🤖 AI Summary
This work reveals that adversarial training—while enhancing model robustness—unintentionally strengthens models’ capacity to generate transferable adversarial examples, thereby exacerbating ecosystem-level risks in cross-model attacks. To systematically investigate this phenomenon, the authors conduct large-scale transferability experiments across a diverse “model zoo” comprising 36 CNN and Vision Transformer (ViT) architectures, evaluating how adversarial examples crafted from models trained under different strategies migrate across architectural boundaries. Results demonstrate that perturbations generated by adversarially trained models exhibit significantly higher transferability, consistently across multiple attack methods and model families. Crucially, this study is the first to incorporate “capability of generating transferable attacks” as a formal dimension of robustness evaluation, advocating for joint assessment of both a model’s resistance to attacks and its potential as an attack source. All models, code, and experimental scripts are publicly released.
📝 Abstract
Deep learning has achieved great success in computer vision, but remains vulnerable to adversarial attacks.
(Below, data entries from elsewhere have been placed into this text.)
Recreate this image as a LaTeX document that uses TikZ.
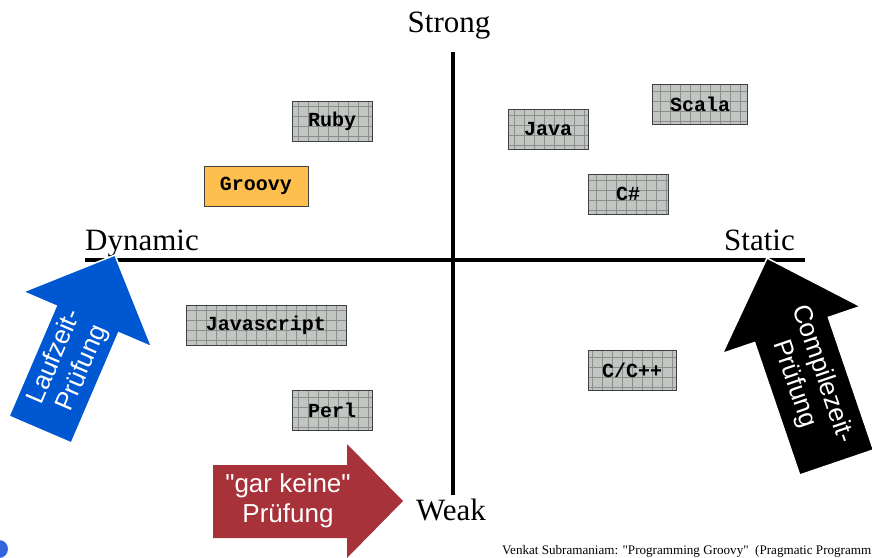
\documentclass[tikz,border=0pt]{standalone}
\usepackage{fontspec}
\setmainfont{Liberation Serif}
\newfontfamily\sansfam{Liberation Sans}
\newfontfamily\monofam{Liberation Mono}
\usetikzlibrary{positioning}
\definecolor{sky}{HTML}{0057D2}
\definecolor{rust}{HTML}{A8323A}
\definecolor{amber}{HTML}{FFBF4F}
\definecolor{tile}{HTML}{C2C6C2}
\definecolor{tileline}{HTML}{8C8E8C}
\definecolor{dot}{HTML}{3366DD}
\tikzset{
  every node/.style={inner sep=0pt},
  axis/.style={line width=4pt,black},
  axlabel/.style={font=\fontsize{31}{34}\selectfont},
  lang/.style={draw=black!75,line width=0.8pt,fill=tile,minimum height=40pt,
    font=\monofam\bfseries\fontsize{20}{22}\selectfont,
    path picture={\draw[tileline,line width=0.6pt]
      ([shift={(-10pt,-10pt)}]path picture bounding box.south west) grid[step=10pt]
      (path picture bounding box.north east);}},
  hint/.style={text=white,align=center,font=\sansfam\fontsize{26}{30}\selectfont},
  pfeil/.style={draw=white,line width=1.5pt},
}
\begin{document}
\begin{tikzpicture}[x=1pt,y=-1pt]
  \useasboundingbox (0,0) rectangle (872,557);
  \clip (0,0) rectangle (872,557);
  % axes
  \coordinate (top) at (453,52);
  \coordinate (bottom) at (453,495);
  \coordinate (left) at (85,260);
  \coordinate (right) at (805,260);
  \draw[axis] (top) -- (bottom);
  \draw[axis] (left) -- (right);
  \node[axlabel,anchor=base] (strong) at (449,32) {Strong};
  \node[axlabel,anchor=base west] (dynamic) at (85,250) {Dynamic};
  \node[axlabel,anchor=base east] (static) at (795,250) {Static};
  \node[axlabel,anchor=base] (weak) at (451,520) {Weak};
  % languages
  \node[lang,minimum width=80pt] (ruby) at (332,121) {Ruby};
  \node[lang,fill=amber,path picture={},minimum width=104pt] (groovy) at (256,186) {Groovy};
  \node[lang,minimum width=80pt] (java) at (548,129) {Java};
  \node[lang,minimum width=95pt] (scala) at (700,104) {Scala};
  \node[lang,minimum width=80pt] (csharp) at (628,194) {C\#};
  \node[lang,minimum width=160pt] (js) at (266,325) {Javascript};
  \node[lang,minimum width=80pt] (perl) at (332,410) {Perl};
  \node[lang,minimum width=88pt] (cpp) at (632,370) {C/C++};
  % blue arrow
  \begin{scope}[shift={(115,255)},rotate=66.8]
    \fill[sky,pfeil] (0,0) -- (-70,70) -- (-70,34) -- (-190,34) -- (-190,-34)
      -- (-70,-34) -- (-70,-70) -- cycle;
    \node[hint,rotate=66.8] (lauf) at (-117,0) {Laufzeit-\\Prüfung};
  \end{scope}
  % black arrow
  \begin{scope}[shift={(767,258)},rotate=108.8]
    \fill[black,pfeil] (0,0) -- (-76,73) -- (-76,39) -- (-216,39) -- (-216,-39)
      -- (-76,-39) -- (-76,-73) -- cycle;
    \node[hint,rotate=-71.2] (comp) at (-128,0) {Compilezeit-\\Prüfung};
  \end{scope}
  % red arrow
  \fill[rust] (213,465) -- (347,465) -- (347,444) -- (403,501) -- (347,558)
    -- (347,538) -- (213,538) -- cycle;
  \node[hint] (keine) at (288,501) {\textquotedbl gar keine\textquotedbl\\Prüfung};
  % source
  \fill[dot] (-1,549) circle (9);
  \node[anchor=base west,font=\fontsize{13.1}{15}\selectfont] (src) at (502,554)
    {Venkat Subramaniam: \textquotedbl Programming Groovy\textquotedbl\ \ (Pragmatic Programm};
\end{tikzpicture}
\end{document}
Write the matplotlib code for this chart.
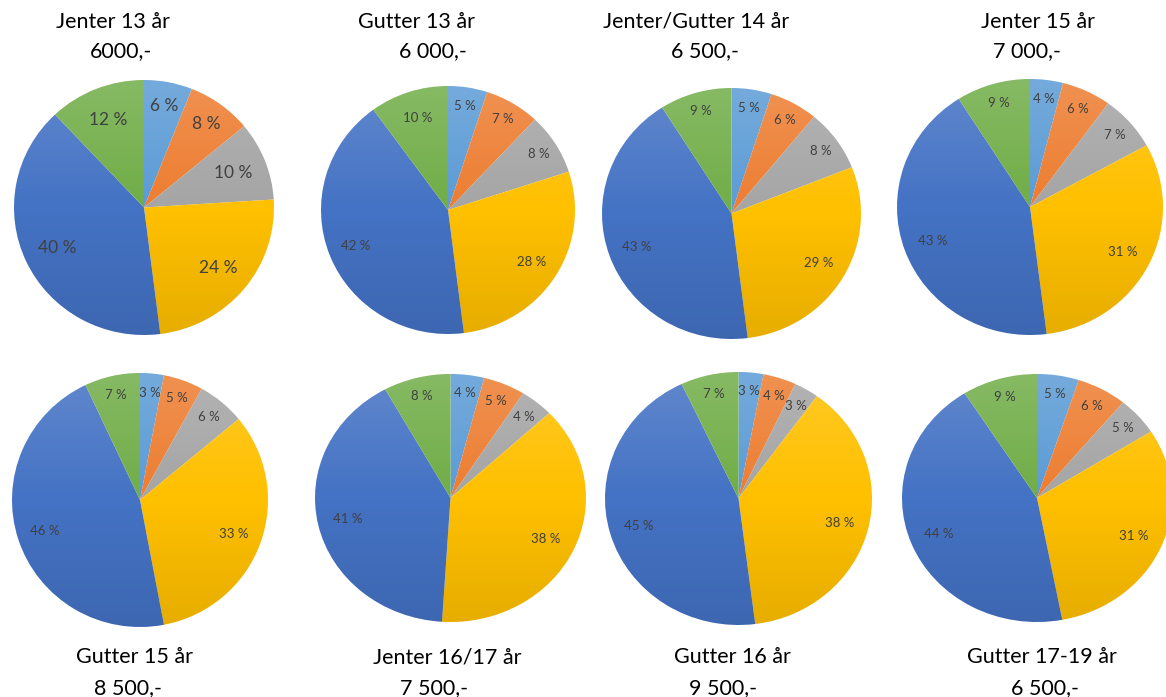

Adversarial training is the leading defense designed to improve model robustness. However, its effect on the transferability of attacks is underexplored. In this work, we ask whether adversarial training unintentionally increases the transferability of adversarial examples. To answer this, we trained a diverse zoo of 36 models, including CNNs and ViTs, and conducted comprehensive transferability experiments. Our results reveal a clear paradox: adversarially trained (AT) models produce perturbations that transfer more effectively than those from standard models, which introduce a new ecosystem risk. To enable reproducibility and further study, we release all models, code, and experimental scripts. Furthermore, we argue that robustness evaluations should assess not only the resistance of a model to transferred attacks but also its propensity to produce transferable adversarial examples.